Разумная любовь должна быть основою взаимных отношений между родителями и детьми. Любовь предполагает взаимную доверенность, — и отец должен быть столько же отцом, сколь­ко и другом своего сына. Первое его попечение должно быть о том, чтобы сын не скрывал от него ни малейшего движения сво­ей души, чтобы к нему первому шел он и с вестью о своей радо­сти или горе, и с признанием в проступке, в дурной мысли, в нечистом желании и с требованием совета, участия, сочувствия, утешения. Как грубо ошибаются многие, даже из лучших от­цов, которые почитают необходимым разделять себя с детьми строгостью, суровостью, недоступною важностью! Они думают этим возбудить к себе в детях уважение, и в самом деле возбуж­дают его, но уважение холодное, боязливое, трепетное, и тем отвращают их от себя и невольно приучают к скрытности и лжи­вости. Родители должны быть уважаемы детьми, но уважение детей должно проистекать из любви, быть ее результатом, как свободная дань их превосходству, без требования получаемая. Ничто так ужасно не действует на юную душу, как холодность и важность, с которыми принимается горячее излияние ее чув­ства, ничто не обливает ее таким умерщвляющим холодом, как благоразумные советы и наставления там, где ожидает она со­чувствия. Обманутая таким образом в своем стремлении раз и Другой, она затворяется в самой себе, сознает свое одиноче­ство, свою отдельность и способность от всего, что так любовно и родственно еще недавно окружало ее, и в ней развивается эгоизм, она приучается думать, что жизнь есть борьба эгои­стических личностей, азартная игра, в которой торжествует хитрый и безжалостный и гибнет неловкий или совестливый. Открытая душа младенца или юноши — светлый ручей, от­ражающий в себе чистое и ясное небо; запертая в самой себе, она — мрачная бездна... Найти первое условие разумной ро­дительской любви — владеть полною доверенностью детей, а счастливы дети, когда для них открыта родительская грудь и объятия, которые всегда готовы принять их, и правых и ви­новатых, и в которые они всегда могут броситься без страха и сомнения.
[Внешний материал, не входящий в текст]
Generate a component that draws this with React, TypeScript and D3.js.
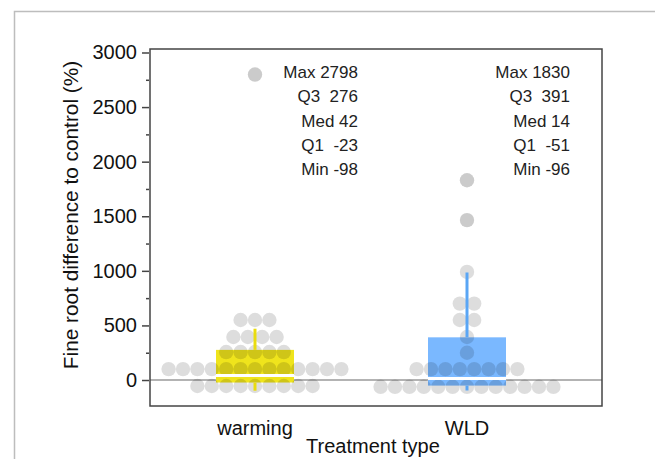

...Нужно ли доказывать, что родители одною ласкою могут делать из своих детей все, что им угодно; что им ничего не стоит приучить их с малолетства к выполнению долга — к постоянному, систематическому труду в определенные часы каждого дня (важная сторона в воспитании: от упущения ее много губится в человеке)? Нужно ли говорить, что таким родителям очень возможно будет обратить труд в привычку, в наслаждение для своих детей, а свободное от труда время — в высшее счастье и блаженство? Еще менее нужно доказывать, что при таком воспитании совершенно бесполезны всякого рода унизительные для человеческого достоинства наказания, подавляющие в детях благородную свободу духа, уважение к самим себе и растлевающее их сердца подлыми чувствами унижения, страха, скрытности и лукавства? Суровый взгляд, холодное вежливое обращение, косвенный упрек, деликатный намек, и уже много-много, если отказ в прогулке с собою, в участии слушать повесть или сказку, которую будет читать или рассказывать отец или мать, наконец, арест в комнате, — вот наказания, которые, будучи употреблены соразмерно с виною, произведут и сознание, и раскаяние, и слезы, и исправ­ление.
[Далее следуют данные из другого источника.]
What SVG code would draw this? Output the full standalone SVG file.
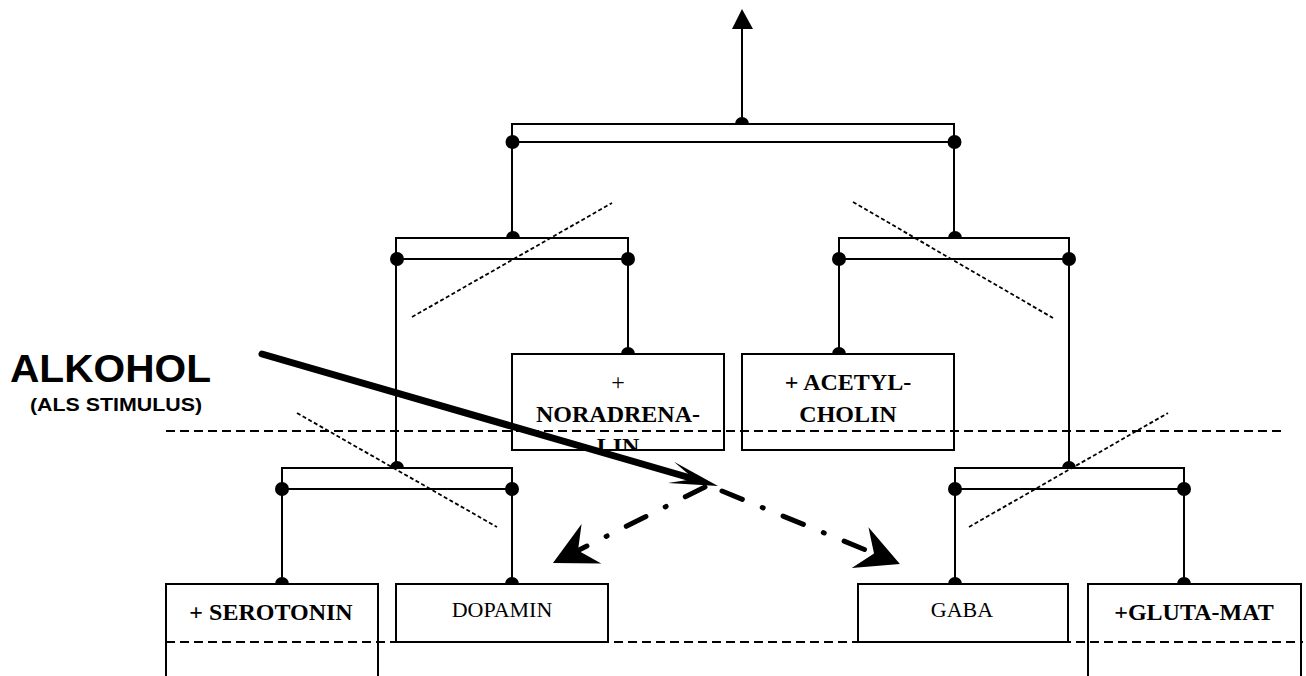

Воспитание — великое дело: им решается участь человека. Молодые поколения суть гости настоящего времени и хозяева будущего, которое есть их настоящее, получаемое ими как наследство от старейших поколений. Как зародыш будущего, которое должно сделаться настоящим, каждое из них есть новая идея, готовая сменить старую идею. Это и есть условие хода и процесса человечества. Но новое, чтоб быть действительным, должно исторически развиться из старо­го, — и в этом законе заключается важность воспитания, и им же условливается важность тех людей, которые берут на себя священную обязанность быть воспитателями детей.
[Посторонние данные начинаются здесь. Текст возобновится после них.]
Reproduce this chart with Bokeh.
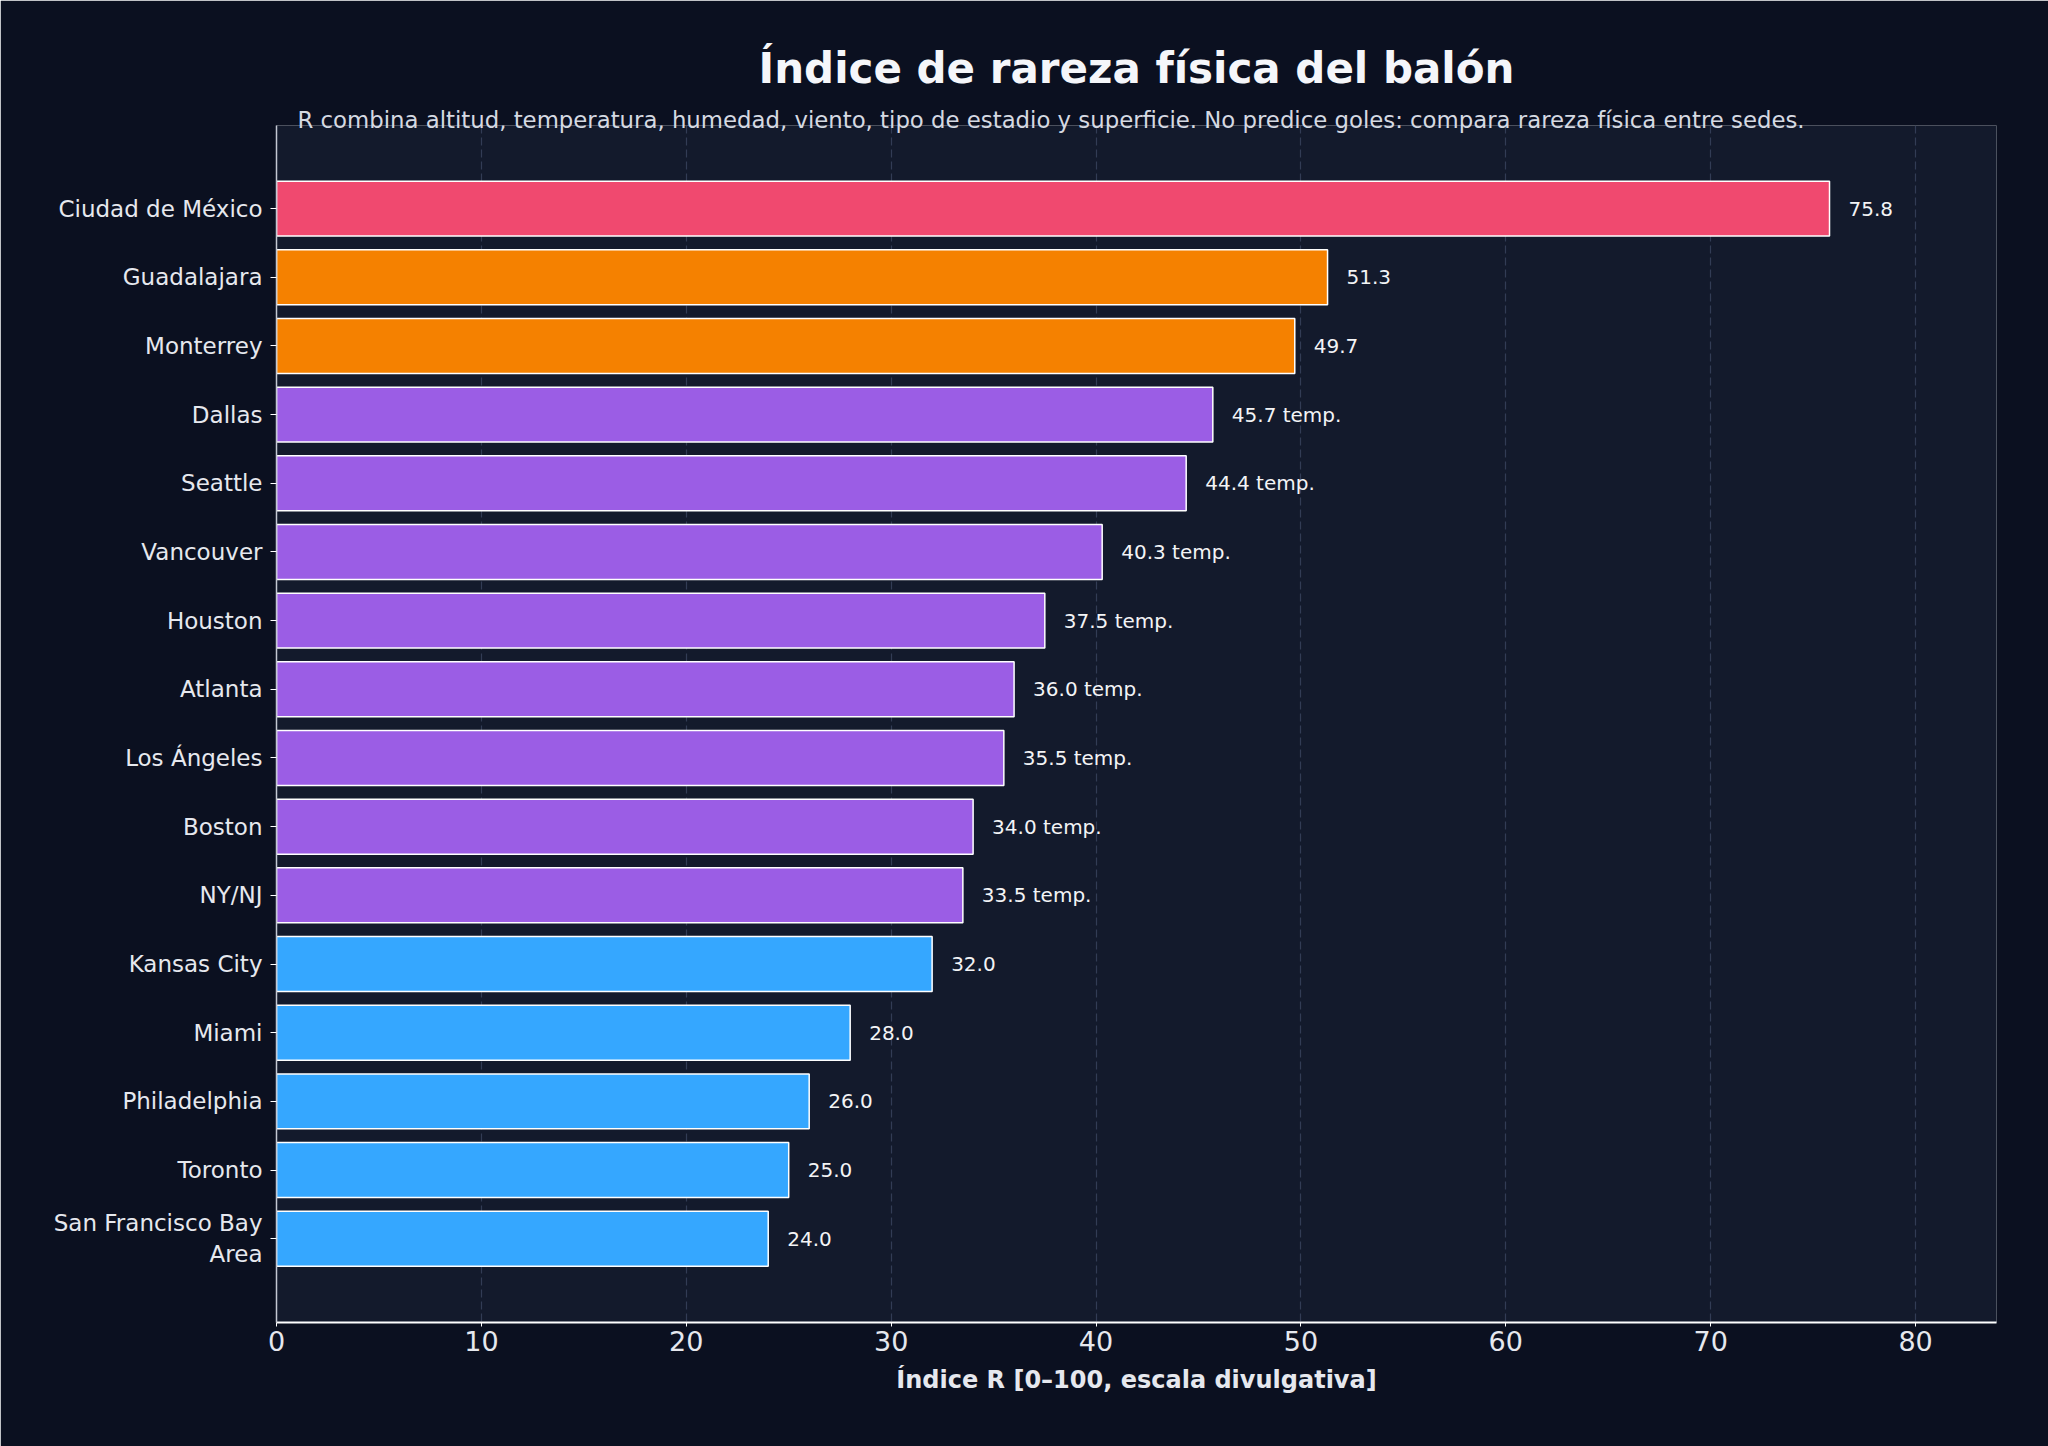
from bokeh.plotting import figure
from bokeh.models import Range1d, Title, FixedTicker, ColumnDataSource
from bokeh.embed import file_html
from bokeh.resources import INLINE
from bokeh.core.properties import value

# Sedes ordenadas de mayor a menor índice R
sedes = [
    "Ciudad de México", "Guadalajara", "Monterrey", "Dallas", "Seattle",
    "Vancouver", "Houston", "Atlanta", "Los Ángeles", "Boston", "NY/NJ",
    "Kansas City", "Miami", "Philadelphia", "Toronto", "San Francisco Bay\nArea",
]
indice_r = [75.8, 51.3, 49.7, 45.7, 44.4, 40.3, 37.5, 36.0, 35.5, 34.0, 33.5,
            32.0, 28.0, 26.0, 25.0, 24.0]
grupo = ["extrema", "alta", "alta", "temporal", "temporal", "temporal",
         "temporal", "temporal", "temporal", "temporal", "temporal",
         "base", "base", "base", "base", "base"]
x_ticks = [0, 10, 20, 30, 40, 50, 60, 70, 80]

colores_grupo = {
    "extrema": "#f0496f",
    "alta": "#f58100",
    "temporal": "#9b5de5",
    "base": "#35a7ff",
}

BG = "#0b1020"
PANEL = "#131a2c"
TXT = "#e6e8ee"
FONT = "DejaVu Sans"

pos = list(range(len(sedes)))
etiquetas = [f"{v:.1f}" + (" temp." if g == "temporal" else "")
             for v, g in zip(indice_r, grupo)]
src = ColumnDataSource(dict(
    y=pos, r=indice_r, color=[colores_grupo[g] for g in grupo], txt=etiquetas,
))

p = figure(
    width=2048, height=1446,
    output_backend="svg", toolbar_location=None,
    x_range=Range1d(0, 83.95), y_range=Range1d(16.22, -1.21),
    min_border_left=276, min_border_right=52,
    min_border_top=125, min_border_bottom=124,
    background_fill_color=PANEL, border_fill_color=BG,
    outline_line_color=None,
)

p.hbar(y="y", left=0, right="r", height=0.8, source=src,
       fill_color="color", line_color="white", line_width=1.5)

p.text(x="r", y="y", text="txt", source=src, x_offset=19,
       text_align="left", text_baseline="middle",
       text_font=value(FONT), text_font_size="20px", text_color="#f3f4f6")

# Ejes
p.xaxis.ticker = FixedTicker(ticks=x_ticks)
p.xaxis.axis_label = "Índice R [0–100, escala divulgativa]"
p.xaxis.axis_label_text_font = FONT
p.xaxis.axis_label_text_font_style = "bold"
p.xaxis.axis_label_text_font_size = "24px"
p.xaxis.axis_label_text_color = TXT
p.xaxis.axis_label_standoff = 12
p.xaxis.major_label_text_font = FONT
p.xaxis.major_label_text_font_size = "27px"
p.xaxis.major_label_text_color = TXT
p.xaxis.major_label_standoff = 4
p.xaxis.axis_line_color = "white"
p.xaxis.axis_line_width = 2
p.xaxis.major_tick_line_color = "white"
p.xaxis.major_tick_out = 4
p.xaxis.major_tick_in = 0
p.xaxis.minor_tick_line_color = None

p.yaxis.ticker = FixedTicker(ticks=pos)
p.yaxis.major_label_overrides = {i: s for i, s in enumerate(sedes)}
p.yaxis.major_label_text_font = FONT
p.yaxis.major_label_text_font_size = "23px"
p.yaxis.major_label_text_color = TXT
p.yaxis.major_label_standoff = 8
p.yaxis.axis_line_color = "#c3c8d2"
p.yaxis.axis_line_width = 1.5
p.yaxis.major_tick_line_color = "white"
p.yaxis.major_tick_out = 6
p.yaxis.major_tick_in = 0
p.yaxis.minor_tick_line_color = None

p.ygrid.grid_line_color = None
p.xgrid.grid_line_color = "#323c55"
p.xgrid.grid_line_dash = "8 4"
p.xgrid.grid_line_width = 1.2

# Subtítulo (pegado al marco) y título principal por encima
p.add_layout(Title(
    text="R combina altitud, temperatura, humedad, viento, tipo de estadio y "
         "superficie. No predice goles: compara rareza física entre sedes.",
    align="left", offset=21, standoff=-14, text_font=FONT,
    text_font_style="normal", text_font_size="22.8px", text_color="#d5d9e2",
), "above")
p.add_layout(Title(
    text="Índice de rareza física del balón", align="center", standoff=38,
    text_font=FONT, text_font_style="bold", text_font_size="42px",
    text_color="#f5f6fa",
), "above")

open("out.html", "w").write(file_html(p, INLINE))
Так на родителях, на одних родителях лежит священней­шая обязанность сделать своих детей человеками, обязанность же учебных заведений — сделать их учеными, гражда­нами, членами государства на всех его ступенях. Но кто не сделался прежде всего человеком, тот плохой гражданин. этого видно, как важен, велик и священ сан воспитателя: в его руках участь целой жизни человека. Первые впечатления действуют на юную душу: все дальнейшее ее развитие совершается под их непосредственным влиянием. Всякий человек, еще не родившись на свет, в самом себе носит уже возможность той формы, того определения, какое ему нужно. Эта возможность заключается в его организме, от которого зависит и его темперамент, и его характер, и его умственные средства, и его наклонность и способность к тому или другому роду деятельности, к той или другой роли в общественной драме, — словом, вся его индивидуальная личность. По своей природе никто ни выше, ни ниже самого себя: Наполеоном или Шекспиром должно родиться, но нельзя сделаться; хороший офицер часто бывает плохим генералом, а хороший водевилист дурным трагиком. Это уже судьба, перед которою бессильна и человеческая воля и самые счаст­ливые обстоятельства. Назначение человека — развить лежа­щее в его натуре зерно духовных средств, стать вровень с самим собою; но не в его воле и не в его силах приобрести трудом и усилием сверх данного ему природою, сделаться выше самого себя, равно как и быть не тем, чем ему назначено быть, как, например, художником, когда он родился быть мыслителем, и т. д. И вот здесь воспитание получает свое истинное и великое значение. Разумное воспитание и злого по натуре делает или менее злым или даже и добрым, развивает до известной степени самые тупые способности и по возможности очеловечивает самую ограниченную и мелкую натуру: так, дикое, лесное растение, когда его пересадят в сад и подвергнут уходу садовника, делается и пышнее цветом, и вкуснее плодом. Люди бездарные, ни к чему неспособные, тупоумные, суть такое же исключение из общего правила, как Уроды, и их так же мало, как и уродов. Множество же их происходит от двух причин, в которых природа нисколько не виновата: от дурного воспитания и вообще ложного развития, и еще от того, что редко случается видеть человека на своей Дороге и на своем месте. И потому, воспитание приобретает еще большую важность: оно все — и жизнь и смерть, спасение и гибель.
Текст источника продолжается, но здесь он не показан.